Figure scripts
----

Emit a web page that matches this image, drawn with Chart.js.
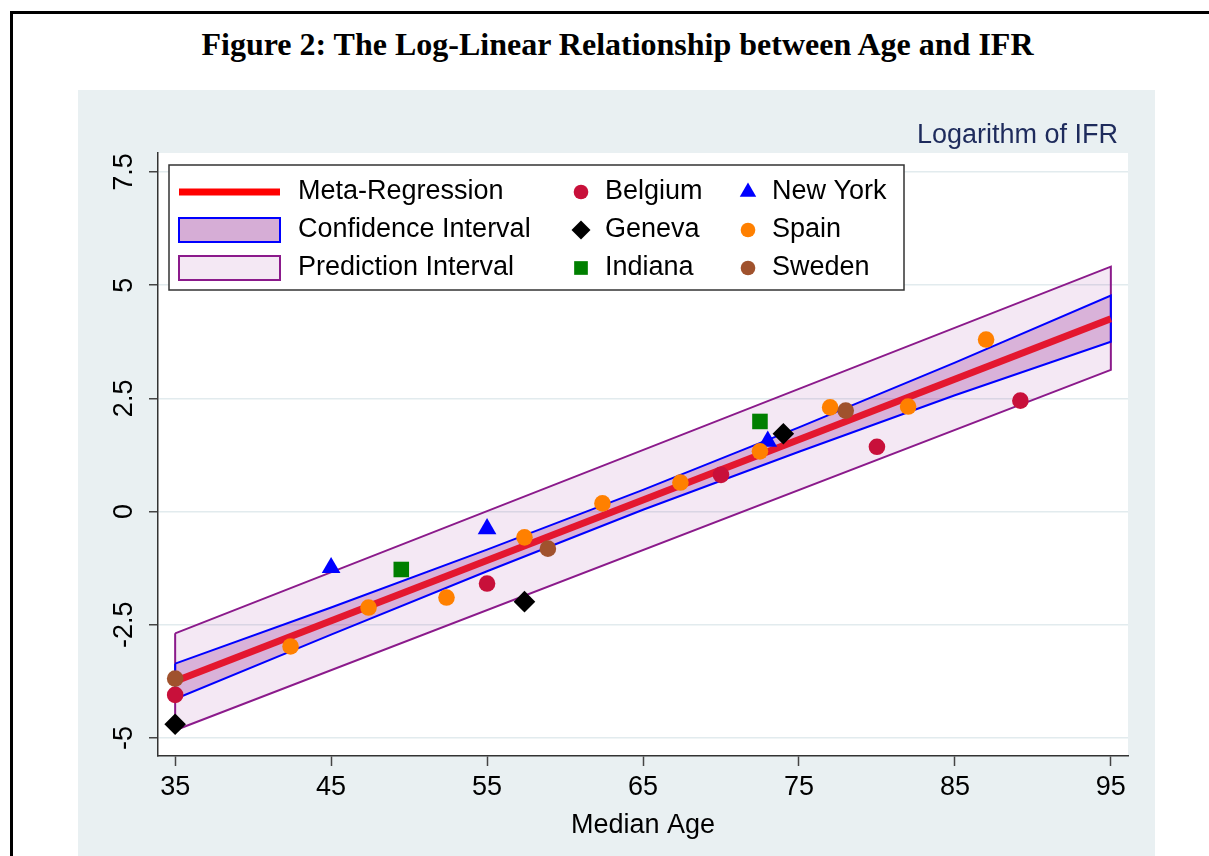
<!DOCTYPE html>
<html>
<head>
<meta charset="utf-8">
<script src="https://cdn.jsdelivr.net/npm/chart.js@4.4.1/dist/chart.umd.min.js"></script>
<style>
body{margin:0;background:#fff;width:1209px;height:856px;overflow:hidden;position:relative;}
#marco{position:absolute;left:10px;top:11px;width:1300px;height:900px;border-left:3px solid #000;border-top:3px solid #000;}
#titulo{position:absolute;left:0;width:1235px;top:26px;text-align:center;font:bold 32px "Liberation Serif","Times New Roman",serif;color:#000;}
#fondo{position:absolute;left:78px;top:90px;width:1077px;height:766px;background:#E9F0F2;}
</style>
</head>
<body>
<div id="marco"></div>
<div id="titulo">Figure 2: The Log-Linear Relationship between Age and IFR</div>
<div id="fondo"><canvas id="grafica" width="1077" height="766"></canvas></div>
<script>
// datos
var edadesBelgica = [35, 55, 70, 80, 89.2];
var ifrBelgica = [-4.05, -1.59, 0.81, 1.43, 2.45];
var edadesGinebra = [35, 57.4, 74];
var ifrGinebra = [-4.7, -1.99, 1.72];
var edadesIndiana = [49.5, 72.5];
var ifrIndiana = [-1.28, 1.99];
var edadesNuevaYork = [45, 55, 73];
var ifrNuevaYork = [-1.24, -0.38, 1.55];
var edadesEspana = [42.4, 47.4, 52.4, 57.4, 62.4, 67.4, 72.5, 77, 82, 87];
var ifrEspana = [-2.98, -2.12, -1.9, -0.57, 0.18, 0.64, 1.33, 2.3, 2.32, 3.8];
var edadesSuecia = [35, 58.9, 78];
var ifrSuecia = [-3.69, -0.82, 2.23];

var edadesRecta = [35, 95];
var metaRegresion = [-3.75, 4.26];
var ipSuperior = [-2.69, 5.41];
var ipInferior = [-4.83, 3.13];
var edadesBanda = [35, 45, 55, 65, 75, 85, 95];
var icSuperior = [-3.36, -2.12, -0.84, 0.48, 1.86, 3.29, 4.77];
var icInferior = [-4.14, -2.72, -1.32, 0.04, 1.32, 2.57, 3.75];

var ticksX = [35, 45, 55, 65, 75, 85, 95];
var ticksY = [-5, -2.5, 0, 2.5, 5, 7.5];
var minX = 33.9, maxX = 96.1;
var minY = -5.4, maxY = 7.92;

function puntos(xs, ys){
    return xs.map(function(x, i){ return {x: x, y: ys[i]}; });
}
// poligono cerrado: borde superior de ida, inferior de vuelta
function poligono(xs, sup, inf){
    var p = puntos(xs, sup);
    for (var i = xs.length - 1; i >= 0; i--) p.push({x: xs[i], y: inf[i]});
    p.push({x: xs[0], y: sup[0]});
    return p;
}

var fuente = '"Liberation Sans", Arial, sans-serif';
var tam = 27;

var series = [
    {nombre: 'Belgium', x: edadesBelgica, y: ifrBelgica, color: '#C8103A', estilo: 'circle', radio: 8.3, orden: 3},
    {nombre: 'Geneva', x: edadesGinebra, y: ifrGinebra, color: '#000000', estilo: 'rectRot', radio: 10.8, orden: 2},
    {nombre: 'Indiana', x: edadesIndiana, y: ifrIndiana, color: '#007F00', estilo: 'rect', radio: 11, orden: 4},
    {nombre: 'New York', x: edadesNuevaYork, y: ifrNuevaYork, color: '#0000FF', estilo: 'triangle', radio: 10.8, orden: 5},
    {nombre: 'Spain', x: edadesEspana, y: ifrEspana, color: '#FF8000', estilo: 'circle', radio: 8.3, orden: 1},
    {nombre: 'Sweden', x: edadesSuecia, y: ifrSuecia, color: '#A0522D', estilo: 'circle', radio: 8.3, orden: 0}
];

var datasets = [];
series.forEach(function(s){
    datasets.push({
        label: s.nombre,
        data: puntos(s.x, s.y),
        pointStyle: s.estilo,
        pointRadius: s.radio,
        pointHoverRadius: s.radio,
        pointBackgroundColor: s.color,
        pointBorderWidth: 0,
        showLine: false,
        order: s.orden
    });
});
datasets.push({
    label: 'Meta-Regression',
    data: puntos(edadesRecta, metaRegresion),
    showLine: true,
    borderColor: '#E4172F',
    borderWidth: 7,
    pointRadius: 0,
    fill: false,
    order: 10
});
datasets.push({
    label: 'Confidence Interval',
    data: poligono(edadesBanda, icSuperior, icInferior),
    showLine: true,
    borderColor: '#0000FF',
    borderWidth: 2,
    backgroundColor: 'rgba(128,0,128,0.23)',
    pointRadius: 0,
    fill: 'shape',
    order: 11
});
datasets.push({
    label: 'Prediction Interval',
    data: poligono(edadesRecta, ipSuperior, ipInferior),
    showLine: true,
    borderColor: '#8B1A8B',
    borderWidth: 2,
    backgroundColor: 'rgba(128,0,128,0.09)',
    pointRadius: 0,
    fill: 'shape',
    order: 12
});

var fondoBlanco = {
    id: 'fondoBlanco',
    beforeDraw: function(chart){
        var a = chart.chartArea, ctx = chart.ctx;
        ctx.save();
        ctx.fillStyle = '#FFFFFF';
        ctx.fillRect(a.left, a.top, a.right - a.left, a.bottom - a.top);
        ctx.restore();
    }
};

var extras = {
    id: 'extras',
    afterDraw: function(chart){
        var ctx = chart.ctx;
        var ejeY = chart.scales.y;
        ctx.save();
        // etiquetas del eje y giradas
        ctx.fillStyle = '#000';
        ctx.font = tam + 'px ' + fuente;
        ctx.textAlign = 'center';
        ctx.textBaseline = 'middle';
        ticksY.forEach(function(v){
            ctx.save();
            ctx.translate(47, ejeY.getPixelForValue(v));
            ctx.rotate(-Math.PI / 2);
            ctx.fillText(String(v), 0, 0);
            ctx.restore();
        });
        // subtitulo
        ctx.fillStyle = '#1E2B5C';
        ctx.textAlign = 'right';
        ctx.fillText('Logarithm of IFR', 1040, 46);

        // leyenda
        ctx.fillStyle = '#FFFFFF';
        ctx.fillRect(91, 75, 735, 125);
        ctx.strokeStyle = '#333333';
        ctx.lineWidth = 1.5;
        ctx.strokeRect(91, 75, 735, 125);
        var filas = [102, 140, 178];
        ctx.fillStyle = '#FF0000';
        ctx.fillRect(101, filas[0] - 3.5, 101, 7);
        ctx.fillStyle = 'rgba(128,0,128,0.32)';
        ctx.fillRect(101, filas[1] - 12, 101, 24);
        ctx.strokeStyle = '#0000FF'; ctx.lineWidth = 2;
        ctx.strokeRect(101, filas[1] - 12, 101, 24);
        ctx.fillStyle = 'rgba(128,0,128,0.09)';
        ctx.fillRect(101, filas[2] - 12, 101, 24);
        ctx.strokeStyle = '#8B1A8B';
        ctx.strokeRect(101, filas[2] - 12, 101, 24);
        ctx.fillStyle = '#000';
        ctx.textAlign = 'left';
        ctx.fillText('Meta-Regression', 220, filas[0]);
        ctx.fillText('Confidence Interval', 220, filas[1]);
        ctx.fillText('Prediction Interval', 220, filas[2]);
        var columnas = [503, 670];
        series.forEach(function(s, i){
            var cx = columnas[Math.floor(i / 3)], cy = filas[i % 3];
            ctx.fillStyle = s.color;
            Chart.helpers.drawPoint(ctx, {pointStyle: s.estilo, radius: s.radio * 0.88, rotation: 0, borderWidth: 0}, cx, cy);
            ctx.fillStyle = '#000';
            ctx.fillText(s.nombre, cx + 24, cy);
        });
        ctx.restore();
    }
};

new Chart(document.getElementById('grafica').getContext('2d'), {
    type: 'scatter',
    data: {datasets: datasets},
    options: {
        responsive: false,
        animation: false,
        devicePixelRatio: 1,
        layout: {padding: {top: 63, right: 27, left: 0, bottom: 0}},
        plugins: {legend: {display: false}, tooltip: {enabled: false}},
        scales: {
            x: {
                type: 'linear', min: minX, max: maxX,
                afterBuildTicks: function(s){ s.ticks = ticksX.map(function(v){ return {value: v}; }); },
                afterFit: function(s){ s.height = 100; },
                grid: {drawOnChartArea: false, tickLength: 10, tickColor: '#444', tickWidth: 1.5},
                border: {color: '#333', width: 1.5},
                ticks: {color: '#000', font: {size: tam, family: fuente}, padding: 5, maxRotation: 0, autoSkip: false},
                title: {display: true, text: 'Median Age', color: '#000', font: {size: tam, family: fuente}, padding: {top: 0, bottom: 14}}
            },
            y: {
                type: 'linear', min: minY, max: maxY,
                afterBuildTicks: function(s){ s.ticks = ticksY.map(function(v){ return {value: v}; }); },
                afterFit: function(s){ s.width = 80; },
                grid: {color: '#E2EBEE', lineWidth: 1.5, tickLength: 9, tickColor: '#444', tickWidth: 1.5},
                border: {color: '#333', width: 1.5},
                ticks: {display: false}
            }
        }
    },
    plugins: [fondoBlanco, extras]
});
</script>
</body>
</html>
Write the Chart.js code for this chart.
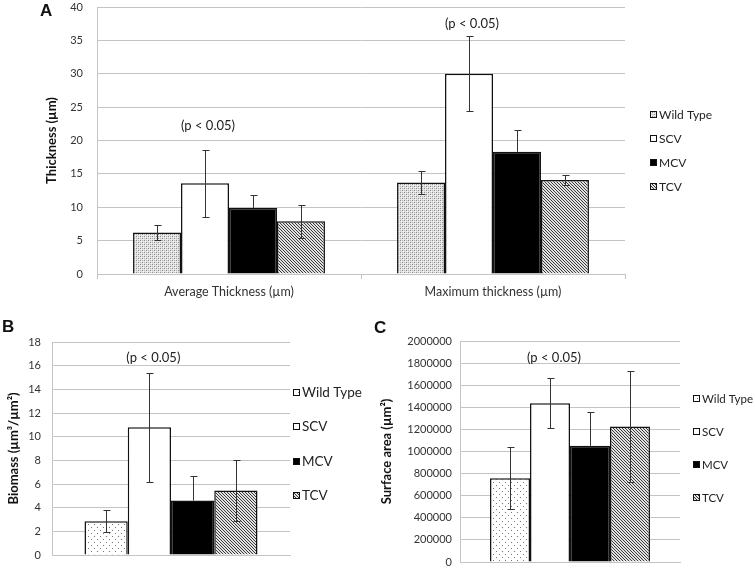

----

## Challenge
Which lines hold the word "this"? Return all of them from the records above.

## Worked solution
Emit a web page that matches this image, drawn with Chart.js.
Write the Chart.js code for this chart.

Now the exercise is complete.